The REvivED water project's legacy for future desalination

REvivED water partners at Aquatech Amsterdam

The Beginning of a Promising Future

The demand for safe drinking water is outgrowing the planet’s natural supply at an alarming rate. At the same time the world has already begun experiencing the impacts of global climate change, driven by unsustainable energy practices, which will have increasing negative impacts on fresh water availability. There is therefore an urgent need for affordable, low energy desalination solutions capable of addressing the water crisis.

The REvivED water project, a research and innovation project funded under the EU’s Horizon 2020 programme in the field of ‘low-energy solutions for drinking water’ which ran from 2016 to 2020, has taken great strides in advancing desalination technology and understanding towards addressing this need. The project brought together extensive partner experience to develop innovative technologies and applications for electrodialysis in desalination.

In electrodialysis, an electric current is applied to salty water, causing the salt ions to pass through ion exchange membranes, leaving desalinated water behind. This technology can have in principle lower energy requirements than reverse osmosis. It is also more resilient to power fluctuations and therefore more readily adaptable to direct connection with renewable energy sources such as solar and wind power. REvivED water recognised the potential of this technology to be implemented in varying ways across the highly diverse water supply sector and so targeted three distinct applications: small standalone units for desalinating brackish water, large-scale multi-stage units for seawater desalination and the integration of electrodialysis units with existing reverse osmosis systems to improve energy efficiency.

Overall, the REvivED water project has laid the groundwork for several promising options for electrodialysis in the future of desalination. The ground-breaking research, new technologies and methods, innovative dynamic modelling and remote operating systems are all important steps towards a future where safe drinking water is easily accessible, low cost and significantly less energy-intensive.

Safe Water from Brackish Sources

Beginning in 2018 the project began installing small standalone desalination systems for rural areas powered by solar energy. These novel systems incorporated new designs and technologies developed by the partners in the project and proved effective at treating brackish water of varying salinities. Although the project is now concluded, seven of these units are still operating in rural communities in East Africa and India and spare parts have been set aside for each units’ maintenance post-project.

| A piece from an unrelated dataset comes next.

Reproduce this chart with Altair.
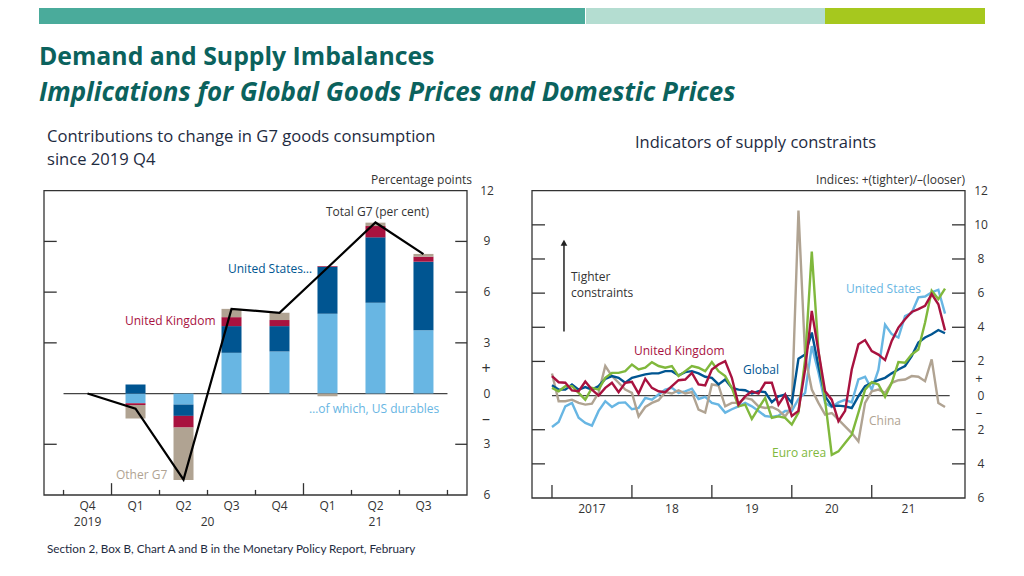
import altair as alt
import pandas as pd

# ---------------- data ----------------
quarters = ["Q4", "Q1", "Q2", "Q3", "Q4", "Q1", "Q2", "Q3"]
years_left = [("2019", 0), ("20", 2.5), ("21", 6)]
us_durables = [0, -0.58, -0.65, 2.41, 2.49, 4.72, 5.37, 3.75]
us_other = [0, 0.53, -0.67, 1.58, 1.50, 2.78, 3.87, 4.05]
uk_contrib = [0, -0.10, -0.69, 0.53, 0.36, 0.04, 0.67, 0.30]
other_g7 = [0, -0.80, -3.10, 0.49, 0.43, -0.16, 0.20, 0.16]
total_g7 = [0, -0.89, -5.09, 5.01, 4.78, 7.44, 10.12, 8.25]

# monthly, Jan 2017 .. Dec 2021
global_idx = [0.60, 0.35, 0.35, 0.65, 0.35, 0.50, 0.35, 0.55, 0.98, 1.14, 1.04, 0.75,
              1.04, 1.14, 1.24, 1.30, 1.30, 1.43, 1.43, 1.18, 1.37, 1.43, 1.30, 1.10,
              1.04, 0.65, 0.94, 0.45, 0.35, 0.31, 0.12, 0.25, 0.20, -0.39, -0.04, 0.06,
              -0.43, 2.16, 2.41, 3.69, 1.73, -0.04, -0.63, -0.59, -0.63, -0.73, -0.04, 0.55,
              0.75, 0.90, 1.04, 1.30, 1.53, 1.73, 2.31, 3.10, 3.40, 3.59, 3.84, 3.65]
uk_idx = [1.14, 0.78, 0.75, 0.30, 0.25, 0.82, 0.35, 0.00, 0.45, 0.75, 0.20, 0.75,
          0.80, 0.12, 0.98, 0.45, 0.25, 0.20, 0.55, 0.90, 0.94, 1.33, 0.65, 0.60,
          1.53, 1.82, 2.02, 1.04, -0.53, -0.04, 0.25, 0.12, 0.75, 0.75, -0.53, 0.06,
          -1.20, -0.90, 1.53, 4.96, 2.60, 0.25, -0.24, -1.50, -0.90, 1.53, 3.00, 3.25,
          2.60, 2.40, 2.08, 3.20, 3.98, 4.47, 4.90, 5.06, 5.25, 5.94, 5.35, 3.82]
us_idx = [-1.84, -1.55, -0.63, -0.43, -1.30, -1.60, -1.76, -0.90, -0.33, -0.67, -0.43, -0.40,
          -0.80, -0.72, -0.14, -0.24, 0.06, 0.35, 0.45, 0.15, 0.25, 0.40, -0.20, -0.08,
          -0.43, -0.53, -1.00, -0.80, -0.63, -0.43, -0.63, -0.90, -1.20, -1.25, -1.18, -0.90,
          -0.90, -0.20, 0.15, 2.90, 1.35, -0.43, -0.67, -0.40, -0.25, -0.40, 0.95, 1.10,
          0.35, 1.50, 4.15, 3.60, 3.40, 4.65, 4.85, 5.75, 5.80, 6.05, 6.20, 4.80]
euro_idx = [0.45, 0.25, 0.55, 0.55, 0.16, -0.24, 0.45, 0.35, 1.04, 1.33, 1.33, 1.43,
            1.82, 1.53, 1.63, 1.96, 1.73, 1.63, 1.73, 1.14, 1.43, 1.73, 1.63, 1.43,
            1.96, 1.43, 1.14, 0.45, -0.63, -0.53, -1.37, -0.73, -0.14, -1.31, -1.22, -1.31,
            -1.70, -1.00, 2.12, 8.43, 2.60, -0.30, -3.47, -3.27, -2.78, -2.29, -1.00, 0.35,
            0.78, 0.65, -0.08, 0.75, 1.96, 1.92, 2.41, 2.70, 4.27, 6.14, 5.65, 6.27]
china_idx = [1.29, -0.33, -0.33, -0.24, -0.43, -0.53, -0.47, 0.16, 1.73, 1.14, 0.75, 0.35,
             0.16, -1.22, -0.67, -0.43, -0.27, 0.20, 0.12, 0.31, 0.12, 0.20, -0.82, -1.00,
             0.65, 0.59, -0.63, -0.43, -0.43, -0.14, -0.24, -0.63, -0.73, -0.67, -0.86, -1.22,
             -0.67, 10.84, 2.31, 0.35, -0.43, -1.12, -1.02, -1.41, -1.80, -2.20, -2.69, -0.43,
             0.25, 0.35, 0.16, 0.75, 0.90, 0.94, 1.14, 1.10, 0.84, 2.12, -0.43, -0.67]
years_right = [("2017", 6), ("18", 18), ("19", 30), ("20", 42), ("21", 53.5)]
left_ticks = [12, 9, 6, 3, 0, -3, -6]
right_ticks = [12, 10, 8, 6, 4, 2, 0, -2, -4, -6]

# ---------------- style ----------------
M = 8
def px(v):
    return v - M

DARKBLUE = "#005591"
RED = "#A8123F"
LIGHTBLUE = "#68B6E3"
TAN = "#B0A392"
GREEN = "#80B83C"
TEAL = "#0B625D"
NAVY = "#1E2B3F"
INK = "#333333"
CF = "Open Sans"
SF = "Open Sans"
FF = "Lato"

ONE = pd.DataFrame({"a": [0]})

def txt(x, y, s, color=INK, size=12, align="left", weight="normal", style="normal",
        font=CF, baseline="middle"):
    return alt.Chart(ONE).mark_text(
        align=align, baseline=baseline, fontSize=size, fontWeight=weight,
        fontStyle=style, font=font, color=color
    ).encode(x=alt.value(px(x)), y=alt.value(px(y)), text=alt.value(s))

def rect(x, x2, y, y2, color):
    return alt.Chart(ONE).mark_rect(color=color).encode(
        x=alt.value(px(x)), x2=alt.value(px(x2)), y=alt.value(px(y)), y2=alt.value(px(y2)))

# ---------------- left panel ----------------
LXD = [-0.907, 7.907]; LXR = [px(39), px(472)]
LYD = [-6, 12]; LYR = [px(495), px(190.7)]

def LX(f):
    return alt.X(f, type="quantitative", scale=alt.Scale(domain=LXD, range=LXR, nice=False, zero=False), axis=None)
def LY(f):
    return alt.Y(f, type="quantitative", scale=alt.Scale(domain=LYD, range=LYR, nice=False, zero=False), axis=None)

comps = [("durables", us_durables, LIGHTBLUE), ("us_other", us_other, DARKBLUE),
         ("uk", uk_contrib, RED), ("other", other_g7, TAN)]
rows = []
for i in range(len(quarters)):
    pos, neg = 0.0, 0.0
    for name, vals, _ in comps:
        v = vals[i]
        if v == 0:
            continue
        if v > 0:
            y0, y1 = pos, pos + v
            pos = y1
        else:
            y0, y1 = neg, neg + v
            neg = y1
        rows.append({"i": i, "comp": name, "y0": y0, "y1": y1})
bars_df = pd.DataFrame(rows)
total_df = pd.DataFrame({"i": list(range(len(total_g7))), "total": total_g7})

frame_l = pd.DataFrame({"x0": [LXD[0]], "x1": [LXD[1]], "y0": [LYD[0]], "y1": [LYD[1]]})
left_frame = alt.Chart(frame_l).mark_rect(fillOpacity=0, stroke=INK, strokeWidth=1.3).encode(
    x=LX("x0"), x2="x1", y=LY("y0"), y2="y1")
zero_l = alt.Chart(pd.DataFrame({"x0": [-0.5], "x1": [7.5], "y": [0]})).mark_rule(
    color="#444", strokeWidth=1.3).encode(x=LX("x0"), x2="x1", y=LY("y"))
bars = alt.Chart(bars_df).mark_bar(size=20).encode(
    x=LX("i"), y=LY("y0"), y2="y1",
    color=alt.Color("comp:N", scale=alt.Scale(domain=[c[0] for c in comps], range=[c[2] for c in comps]), legend=None))
tline = alt.Chart(total_df).mark_line(color="black", strokeWidth=2.2).encode(x=LX("i"), y=LY("total"))

xt = pd.DataFrame({"x": [k - 0.5 for k in range(9)],
                   "h": [-5.7, -5.3, -5.7, -5.7, -5.7, -5.3, -5.7, -5.7, -5.7]})
xt["b"] = -6
left_xticks = alt.Chart(xt).mark_rule(color=INK, strokeWidth=1.3).encode(x=LX("x"), y=LY("b"), y2="h")
yt = pd.DataFrame({"y": [9, 6, 3, -3]})
yt["a0"] = LXD[0]; yt["a1"] = LXD[0] + 0.265; yt["b0"] = LXD[1] - 0.245; yt["b1"] = LXD[1]
left_yticks_l = alt.Chart(yt).mark_rule(color=INK, strokeWidth=1.3).encode(x=LX("a0"), x2="a1", y=LY("y"))
left_yticks_r = alt.Chart(yt).mark_rule(color=INK, strokeWidth=1.3).encode(x=LX("b0"), x2="b1", y=LY("y"))

ql = pd.DataFrame({"i": list(range(len(quarters))), "q": quarters})
qlabels = alt.Chart(ql).mark_text(font=CF, fontSize=12, color=INK, baseline="middle").encode(
    x=LX("i"), y=alt.value(px(506)), text="q:N")
yl = pd.DataFrame({"x": [p for _, p in years_left], "t": [s for s, _ in years_left]})
ylabels = alt.Chart(yl).mark_text(font=CF, fontSize=12, color=INK, baseline="middle").encode(
    x=LX("x"), y=alt.value(px(522)), text="t:N")
ll = pd.DataFrame({"v": left_ticks, "t": [str(abs(v)) for v in left_ticks]})
left_vlabels = alt.Chart(ll).mark_text(font=CF, fontSize=12, color=INK, baseline="middle").encode(
    x=alt.value(px(487)), y=LY("v"), text="t:N")

left = alt.layer(
    left_frame, zero_l, bars, tline, left_xticks, left_yticks_l, left_yticks_r,
    qlabels, ylabels, left_vlabels,
    txt(472, 180, "Percentage points", align="right"),
    txt(326, 212, "Total G7 (per cent)"),
    txt(228, 269, "United States…", color=DARKBLUE),
    txt(125, 321, "United Kingdom", color=RED),
    txt(309, 409, "…of which, US durables", color=LIGHTBLUE),
    txt(116, 475, "Other G7", color=TAN),
    txt(486, 369, "+", size=16, align="center"),
    txt(486, 419, "–", size=16, align="center"),
)

# ---------------- right panel ----------------
RXD = [-3, 62]; RXR = [px(532), px(965)]
RYD = [-6, 12]; RYR = [px(498), px(190.7)]

def RX(f):
    return alt.X(f, type="quantitative", scale=alt.Scale(domain=RXD, range=RXR, nice=False, zero=False), axis=None)
def RY(f):
    return alt.Y(f, type="quantitative", scale=alt.Scale(domain=RYD, range=RYR, nice=False, zero=False), axis=None)

frame_r = pd.DataFrame({"x0": [RXD[0]], "x1": [RXD[1]], "y0": [RYD[0]], "y1": [RYD[1]]})
right_frame = alt.Chart(frame_r).mark_rect(fillOpacity=0, stroke=INK, strokeWidth=1.3).encode(
    x=RX("x0"), x2="x1", y=RY("y0"), y2="y1")
zero_r = alt.Chart(pd.DataFrame({"x0": [0], "x1": [59.7], "y": [0]})).mark_rule(
    color="#444", strokeWidth=1.3).encode(x=RX("x0"), x2="x1", y=RY("y"))

series = [("United States", us_idx, LIGHTBLUE), ("China", china_idx, TAN),
          ("Global", global_idx, DARKBLUE), ("Euro area", euro_idx, GREEN),
          ("United Kingdom", uk_idx, RED)]
line_layers = []
for name, vals, col in series:
    d = pd.DataFrame({"m": list(range(len(vals))), "v": vals})
    line_layers.append(alt.Chart(d).mark_line(color=col, strokeWidth=2.4).encode(x=RX("m"), y=RY("v")))

rxt = pd.DataFrame({"x": [0, 12, 24, 36, 48]})
rxt["b"] = -6; rxt["h"] = -5.24
right_xticks = alt.Chart(rxt).mark_rule(color=INK, strokeWidth=1.3).encode(x=RX("x"), y=RY("b"), y2="h")
ryt = pd.DataFrame({"y": [10, 8, 6, 4, 2, -2, -4]})
ryt["a0"] = RXD[0]; ryt["a1"] = RXD[0] + 1.95; ryt["b0"] = RXD[1] - 1.95; ryt["b1"] = RXD[1]
right_yticks_l = alt.Chart(ryt).mark_rule(color=INK, strokeWidth=1.3).encode(x=RX("a0"), x2="a1", y=RY("y"))
right_yticks_r = alt.Chart(ryt).mark_rule(color=INK, strokeWidth=1.3).encode(x=RX("b0"), x2="b1", y=RY("y"))

ryl = pd.DataFrame({"x": [p for _, p in years_right], "t": [s for s, _ in years_right]})
ryears = alt.Chart(ryl).mark_text(font=CF, fontSize=12, color=INK, baseline="middle").encode(
    x=RX("x"), y=alt.value(px(509)), text="t:N")
rl = pd.DataFrame({"v": right_ticks, "t": [str(abs(v)) for v in right_ticks]})
right_vlabels = alt.Chart(rl).mark_text(font=CF, fontSize=12, color=INK, baseline="middle").encode(
    x=alt.value(px(981)), y=RY("v"), text="t:N")

arrow_df = pd.DataFrame({"x": [1.8], "y0": [3.76], "y1": [8.9], "tip": [8.95]})
arrow_shaft = alt.Chart(arrow_df).mark_rule(color="#222", strokeWidth=1.5).encode(x=RX("x"), y=RY("y0"), y2="y1")
arrow_head = alt.Chart(arrow_df).mark_point(shape="triangle-up", filled=True, color="#222", size=45, opacity=1).encode(
    x=RX("x"), y=RY("tip"))

right = alt.layer(
    right_frame, zero_r, *line_layers, right_xticks, right_yticks_l, right_yticks_r,
    ryears, right_vlabels, arrow_shaft, arrow_head,
    txt(965, 180, "Indices: +(tighter)/–(looser)", align="right"),
    txt(571, 277, "Tighter"),
    txt(571, 293, "constraints"),
    txt(634, 351, "United Kingdom", color=RED),
    txt(743, 370, "Global", color=DARKBLUE),
    txt(846, 289, "United States", color=LIGHTBLUE),
    txt(869, 421, "China", color=TAN),
    txt(772, 453, "Euro area", color=GREEN),
    txt(979, 379, "+", size=13, align="center"),
    txt(979, 413, "–", size=13, align="center"),
)

# ---------------- header / footer ----------------
header = alt.layer(
    rect(39, 585, 0, 24, "#4AAB9B"),
    rect(586, 825, 0, 24, "#B4DDD1"),
    rect(825, 985, 0, 24, "#A6C81E"),
    txt(39, 65, "Demand and Supply Imbalances", color=TEAL, size=24.8, weight="bold", font=SF, baseline="alphabetic"),
    txt(39, 101, "Implications for Global Goods Prices and Domestic Prices", color=TEAL, size=25.9,
        weight="bold", style="italic", font=SF, baseline="alphabetic"),
    txt(47, 142, "Contributions to change in G7 goods consumption", color=NAVY, size=16.6, font=SF, baseline="alphabetic"),
    txt(47, 165, "since 2019 Q4", color=NAVY, size=16.6, font=SF, baseline="alphabetic"),
    txt(635, 148, "Indicators of supply constraints", color=NAVY, size=16.5, font=SF, baseline="alphabetic"),
    txt(47, 553, "Section 2, Box B, Chart A and B in the Monetary Policy Report, February", color=NAVY,
        size=11.7, font=FF, baseline="alphabetic"),
)

chart = alt.layer(header, left, right).resolve_scale(
    x="independent", y="independent", color="independent"
).properties(
    width=1000, height=556, autosize=alt.AutoSizeParams(type="none"), padding=0
).configure_view(strokeWidth=0)

chart.save("out.html", embed_options={"renderer": "svg", "actions": False})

The success of these units has opened up a hopeful front in the battle against dwindling fresh water resources in remote areas with logistic and environmental challenges. These units were the subject of a Smarter E award that was presented to partner Phaesun. Several project partners have active plans for follow-on work that will focus on standardising the manufacture of these units and making them commercially affordable to those communities that need them most. Their efficiency and remote-capable operation also provides potential add-on options for incorporating further amenities that might be otherwise difficult to secure in these areas.

Electrodialysis for Seawater Desalination

In an effort to develop an alternative seawater desalination solution, the latest innovations in ion exchange membranes and stacks were incorporated into a novel multi-stage electrodialysis system. REvivED water researchers applied reverse electrodialysis (RED) as a pre-desalination step on an industrial-scale pilot electrodialysis unit. This approach can be used when a low salinity water stream is also available. This reduces the desalination load on the main electrodialysis process without requiring any energy input.

The 25 m3/day pilot (R)ED unit is currently being successfully run  with seawater at Afsluitdijk in the Netherlands and has demonstrated the core concepts of this method. While this process shows promise for eventual implementation in the drinking water industry, the partners of REvivED water have also been examining how it might benefit industrial extraction and production technologies, many of which require fresh water for separation and other processes. Early adopters in these sectors would not only reduce the overall energy and fresh water cost of certain products, but would also help accelerate the continued development of (R)ED technology for implementation in the drinking water sector.

Integration with Established Technologies

Reverse osmosis is a more established technology and its use is widespread, particularly within the drinking water and water reclamation sectors. REvivED water scientists therefore explored ways in which their research might improve the overall efficiency of established reverse osmosis plants in order to reduce the economic and carbon footprint of desalination in general. They designed an electrodialysis unit that can be installed as a pre-desalination step in existing reverse osmosis systems. Their tests have demonstrated that their unit can allow a reverse osmosis system to make more drinking water from the same amount of seawater while consuming less overall energy.

In 2019 the project demonstrated the potential of this arrangement through a 25 m3/day seawater desalination unit that was installed in an active wastewater treatment plant, operated by the company FACSA in Burriana, Spain. The treated wastewater has been used to demonstrate the option of adding a reverse electrodialysis (RED) pre-desalination step. The success of this trial has shown promise for further development and several partners have discussed plans for the next steps in commercialising this technology, such as standardised manufacturing, targeted markets and expanded trials.